**Work to complete:** Select, from the material below, each line with "matplotlib" in it.

######

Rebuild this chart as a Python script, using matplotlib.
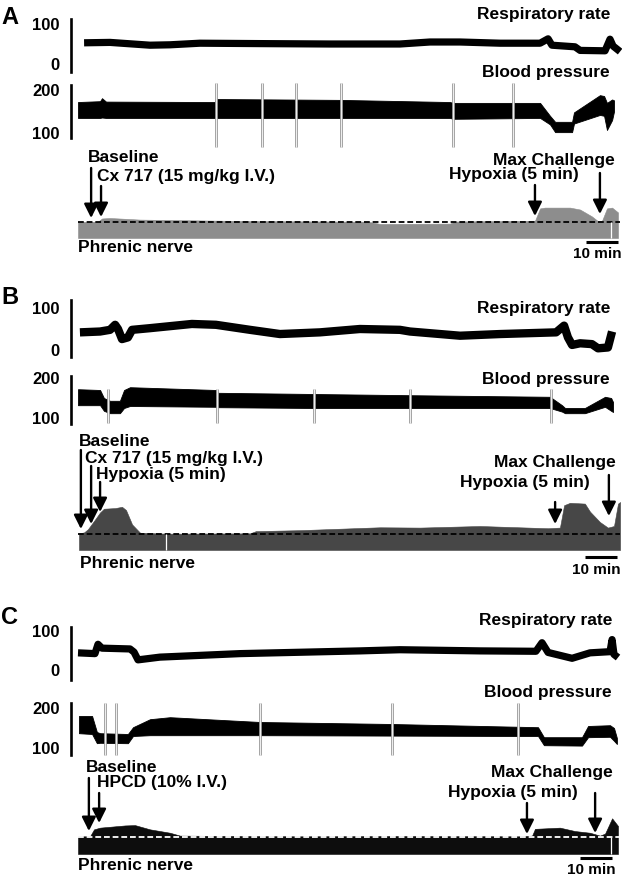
import matplotlib
matplotlib.use('Agg')
import matplotlib.pyplot as plt
import matplotlib.transforms as mtrans

plt.rcParams['font.family'] = ['Liberation Sans', 'DejaVu Sans']
plt.rcParams['font.weight'] = 'bold'

# ---------------- DATA (time in minutes) ----------------
# Panel A
respA_t = [1.9, 10, 22.5, 28.75, 38.1, 56.9, 78.75, 100.6, 110, 119.4, 131.9, 144.4, 146.9, 148.1, 155.3, 156.9, 164.7, 166.25, 167.2, 169.4]
respA_v = [53, 54, 47, 48, 52, 51, 50, 50, 55, 55, 52, 52, 63, 47, 43, 34, 33, 62, 45, 31]
bpA_t = [0, 6.9, 7.5, 8.75, 42.8, 43.1, 81.9, 116.25, 117.2, 144.4, 147.5, 149.1, 154.4, 155, 163.1, 164.4, 165.3, 166.9, 167.5]
bpA_hi = [172, 174, 181, 173, 172, 179, 177, 172, 170, 170, 140, 126, 126, 148, 188, 186, 170, 178, 176]
bpA_lo = [135, 135, 136, 135, 135, 135, 135, 135, 133, 135, 120, 102, 102, 122, 142, 140, 107, 130, 150]
bpA_spikes = [43.1, 57.5, 68.1, 82.2, 117.2, 135.9]
phrA_t = [0, 6.25, 7.5, 10, 19.4, 38.1, 53.75, 69.4, 90.6, 94.4, 116.25, 117.8, 131.9, 142.8, 144.4, 145.9, 153.75, 156.9, 160.6, 162.5, 163.75, 165.3, 166.9, 168.75]
phrA_v = [100, 102, 122, 125, 115, 110, 106, 104, 102, 88, 90, 103, 106, 108, 185, 190, 190, 178, 135, 105, 108, 185, 190, 160]
eventsA = [4.1, 7.2, 142.8, 163.1]  # Baseline, Cx 717, Hypoxia, Max challenge

# Panel B
respB_t = [0.6, 6.9, 10, 11.6, 12.5, 13.75, 15.6, 16.9, 22.5, 35.6, 43.1, 53.75, 63.1, 75.6, 88.1, 100.6, 103.75, 119.4, 131.9, 149.4, 151.9, 153.1, 154.4, 156.9, 160.6, 162.5, 165.6, 166.9]
respB_v = [42, 44, 48, 60, 50, 26, 30, 48, 52, 62, 60, 48, 38, 42, 50, 48, 44, 34, 38, 42, 58, 30, 12, 16, 14, 4, 6, 44]
bpB_t = [0, 6.9, 8.1, 10, 13.1, 14.4, 16.25, 43.1, 43.75, 73.75, 103.75, 147.5, 151.25, 152.2, 158.4, 164.7, 166.6, 167.2]
bpB_hi = [172, 170, 150, 143, 143, 170, 177, 170, 163, 160, 157, 153, 132, 125, 125, 153, 150, 140]
bpB_lo = [132, 132, 118, 112, 112, 125, 130, 128, 127, 125, 125, 125, 116, 112, 112, 128, 118, 115]
bpB_spikes = [9.4, 43.4, 73.75, 103.75, 147.8]
phrB_t = [0.3, 1.9, 3.1, 5.3, 6.9, 8.1, 11.6, 13.75, 15, 16.9, 19.4, 27.5, 53.75, 55.6, 69.4, 94.4, 106.9, 125.6, 146.9, 150.6, 151.9, 153.75, 158.4, 160, 163.1, 165.6, 167.5, 168.75, 169.4]
phrB_v = [104, 110, 130, 190, 235, 258, 262, 270, 250, 160, 108, 102, 104, 118, 124, 142, 140, 150, 136, 140, 280, 295, 290, 240, 175, 140, 150, 290, 300]
eventsB = [0.9, 4.1, 6.9, 149.1, 165.9]  # Baseline, Cx 717, Hypoxia, Hypoxia, Max challenge

# Panel C
respC_t = [0, 5.3, 6.25, 7.5, 16.25, 17.5, 18.75, 25.6, 50.6, 88.1, 100.6, 125.6, 143.1, 145, 146.9, 154.4, 160, 166.25, 166.9, 167.5, 168.75]
respC_v = [44, 42, 66, 56, 54, 46, 26, 33, 42, 49, 52, 49, 48, 70, 45, 30, 44, 47, 78, 40, 32]
bpC_t = [0.3, 4.4, 5.9, 6.9, 15.6, 17.2, 22.5, 28.75, 56.9, 98.1, 138.1, 143.75, 145.6, 157.5, 159.4, 166.25, 167.5, 168.4]
bpC_hi = [180, 180, 140, 137, 135, 152, 172, 177, 165, 160, 153, 152, 127, 127, 155, 157, 150, 125]
bpC_lo = [137, 135, 112, 113, 112, 130, 132, 132, 132, 131, 130, 130, 107, 106, 127, 128, 118, 110]
bpC_spikes = [8.4, 11.9, 56.9, 98.1, 137.5]
phrC_t = [0, 3.75, 5, 6.9, 14.7, 17.8, 22.5, 28.75, 31.9, 69.4, 100.6, 138.1, 141.9, 142.8, 150.6, 155.3, 160, 163.1, 164.7, 166.9, 168.75]
phrC_v = [104, 104, 145, 155, 168, 170, 145, 125, 108, 104, 106, 104, 108, 148, 155, 135, 125, 108, 120, 210, 165]
eventsC = [3.4, 6.6, 140.3, 161.6]  # Baseline, HPCD, Hypoxia, Max challenge

artifactsPhr = {'A': 166.6, 'B': 27.5, 'C': 166.6}
scale_len = 10  # minutes

# ---------------- LAYOUT ----------------
W, H = 625, 881
X0, S = 78.0, 3.2   # pixel of t=0, pixels per minute
fig = plt.figure(figsize=(W / 100, H / 100), dpi=100)


def fx(px):
    return px / W


def fy(py):
    return 1 - py / H


def make_ax(x0, y0, x1, y1, ref):
    (va, pa), (vb, pb) = ref
    k = (va - vb) / (pb - pa)
    ax = fig.add_axes([fx(x0), fy(y1), (x1 - x0) / W, (y1 - y0) / H])
    ax.set_xlim((x0 - X0) / S, (x1 - X0) / S)
    ax.set_ylim(vb - (y1 - pb) * k, va + (pa - y0) * k)
    ax.set_facecolor('none')
    for sp in ax.spines.values():
        sp.set_visible(False)
    ax.set_xticks([])
    ax.set_yticks([])
    ax._k = k
    ax._ref = ref
    return ax


def px2v(ax, py):
    (va, pa), _ = ax._ref
    return va + (pa - py) * ax._k


def bar_axis(ax, ticks, labels, ptop, pbot):
    ax.spines['left'].set_visible(True)
    ax.spines['left'].set_linewidth(1.9)
    ax.spines['left'].set_bounds(px2v(ax, pbot), px2v(ax, ptop))
    ax.set_yticks(ticks)
    ax.set_yticklabels(labels)
    ax.tick_params(axis='y', length=0, pad=8, labelsize=12)
    for l in ax.get_yticklabels():
        l.set_fontweight('bold')


def txt(x, y, s, ha='left', size=12.5):
    fig.text(fx(x), fy(y), s, ha=ha, va='center', fontsize=size, fontweight='bold')


def arrow(ax, t, ytail, ytip):
    ax.annotate('', xy=(t, fy(ytip)), xycoords=('data', 'figure fraction'),
                xytext=(t, fy(ytail)), textcoords=('data', 'figure fraction'),
                arrowprops=dict(arrowstyle='-|>', color='k', lw=1.7,
                                mutation_scale=21, shrinkA=0, shrinkB=0))


def scalebar(ax, t0, ybar, ytxt):
    tr = mtrans.blended_transform_factory(ax.transData, fig.transFigure)
    ax.plot([t0, t0 + scale_len], [fy(ybar), fy(ybar)], color='k', lw=2.2,
            transform=tr, clip_on=False, solid_capstyle='butt')
    ax.text(t0 + scale_len / 2 - 1.5, fy(ytxt), '10 min', transform=tr, ha='center',
            va='center', fontsize=11, fontweight='bold')


def spikes(ax, ts, lo, hi):
    ax.vlines(ts, lo, hi, color='#9c9c9c', lw=2.0, clip_on=False, zorder=3)
    ax.vlines(ts, lo, hi, color='white', lw=0.6, clip_on=False, zorder=4)


def resp_ax(y0, y1, ref, bar, t, v, lw):
    ax = make_ax(71, y0, 622, y1, ref)
    bar_axis(ax, [100, 0], ['100', '0'], *bar)
    ax.plot(t, v, color='k', lw=lw, solid_joinstyle='round', solid_capstyle='butt')
    return ax


def bp_ax(y0, y1, ref, bar, t, hi, lo, sp, sp_lo, sp_hi):
    ax = make_ax(71, y0, 622, y1, ref)
    bar_axis(ax, [200, 100], ['200', '100'], *bar)
    ax.fill_between(t, lo, hi, color='k', lw=0.6, edgecolor='k')
    spikes(ax, sp, sp_lo, sp_hi)
    return ax


def phr_ax(y0, y1, ref, t, v, color, dash_color, art):
    ax = make_ax(71, y0, 622, y1, ref)
    ax.fill_between(t, 0, v, color=color, lw=0.4, edgecolor=color)
    ax.axhline(100, xmin=(78 - 71) / (622 - 71), xmax=(620 - 71) / (622 - 71),
               color=dash_color, lw=1.3, ls=(0, (3.2, 1.6)), zorder=3)
    ax.vlines([art], 0, 100, color='white', lw=0.9, zorder=4)
    return ax


# ---------------- PANEL A ----------------
txt(1, 18, 'A', size=17)
txt(610, 15, 'Respiratory rate', ha='right')
resp_ax(19, 72, ((100, 24), (0, 64)), (19, 72), respA_t, respA_v, 5.2)
txt(610, 72, 'Blood pressure', ha='right')
axA = bp_ax(80, 150, ((200, 90), (100, 133)), (85, 138), bpA_t, bpA_hi, bpA_lo,
            bpA_spikes, 67, 216)
pA = phr_ax(150, 240, ((100, 222), (0, 238)), phrA_t, phrA_v, '#8d8d8d', 'k', artifactsPhr['A'])
txt(88, 158, 'Baseline')
txt(97, 176, 'Cx 717 (15 mg/kg I.V.)')
txt(615, 161, 'Max Challenge', ha='right')
txt(579, 175, 'Hypoxia (5 min)', ha='right')
arrow(pA, eventsA[0], 168, 218)
arrow(pA, eventsA[1], 186, 217)
arrow(pA, eventsA[2], 185, 216)
arrow(pA, eventsA[3], 173, 214)
txt(78, 247, 'Phrenic nerve')
scalebar(pA, 158.75, 242, 254)

# ---------------- PANEL B ----------------
txt(1, 297, 'B', size=17)
txt(610, 309, 'Respiratory rate', ha='right')
resp_ax(300, 357, ((100, 308), (0, 350)), (300, 357), respB_t, respB_v, 6.0)
txt(610, 379, 'Blood pressure', ha='right')
bp_ax(374, 428, ((200, 378), (100, 418)), (376, 424), bpB_t, bpB_hi, bpB_lo,
      bpB_spikes, 88, 172)
pB = phr_ax(430, 552, ((100, 534), (0, 550)), phrB_t, phrB_v, '#474747', 'k', artifactsPhr['B'])
txt(79, 441, 'Baseline')
txt(85, 458, 'Cx 717 (15 mg/kg I.V.)')
txt(96, 474, 'Hypoxia (5 min)')
txt(616, 463, 'Max Challenge', ha='right')
txt(590, 483, 'Hypoxia (5 min)', ha='right')
arrow(pB, eventsB[0], 450, 529)
arrow(pB, eventsB[1], 466, 524)
arrow(pB, eventsB[2], 482, 512)
arrow(pB, eventsB[3], 502, 524)
arrow(pB, eventsB[4], 475, 516)
txt(80, 563, 'Phrenic nerve')
scalebar(pB, 158.4, 557, 570)

# ---------------- PANEL C ----------------
txt(1, 617, 'C', size=17)
txt(612, 621, 'Respiratory rate', ha='right')
resp_ax(627, 680, ((100, 631), (0, 670)), (627, 680), respC_t, respC_v, 5.2)
txt(612, 693, 'Blood pressure', ha='right')
bp_ax(700, 760, ((200, 708), (100, 748)), (703, 755), bpC_t, bpC_hi, bpC_lo,
      bpC_spikes, 82, 212)
pC = phr_ax(760, 856, ((100, 837), (0, 854)), phrC_t, phrC_v, '#0d0d0d', 'white', artifactsPhr['C'])
txt(86, 767, 'Baseline')
txt(97, 783, 'HPCD (10% I.V.)')
txt(613, 772, 'Max Challenge', ha='right')
txt(578, 793, 'Hypoxia (5 min)', ha='right')
arrow(pC, eventsC[0], 778, 831)
arrow(pC, eventsC[1], 793, 823)
arrow(pC, eventsC[2], 803, 834)
arrow(pC, eventsC[3], 793, 833)
txt(78, 865, 'Phrenic nerve')
scalebar(pC, 156.9, 858, 870)

fig.savefig('out.png', dpi=100)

######

**Task answer:**
Rebuild this chart as a Python script, using matplotlib.
import matplotlib
matplotlib.use('Agg')
import matplotlib.pyplot as plt
import matplotlib.transforms as mtrans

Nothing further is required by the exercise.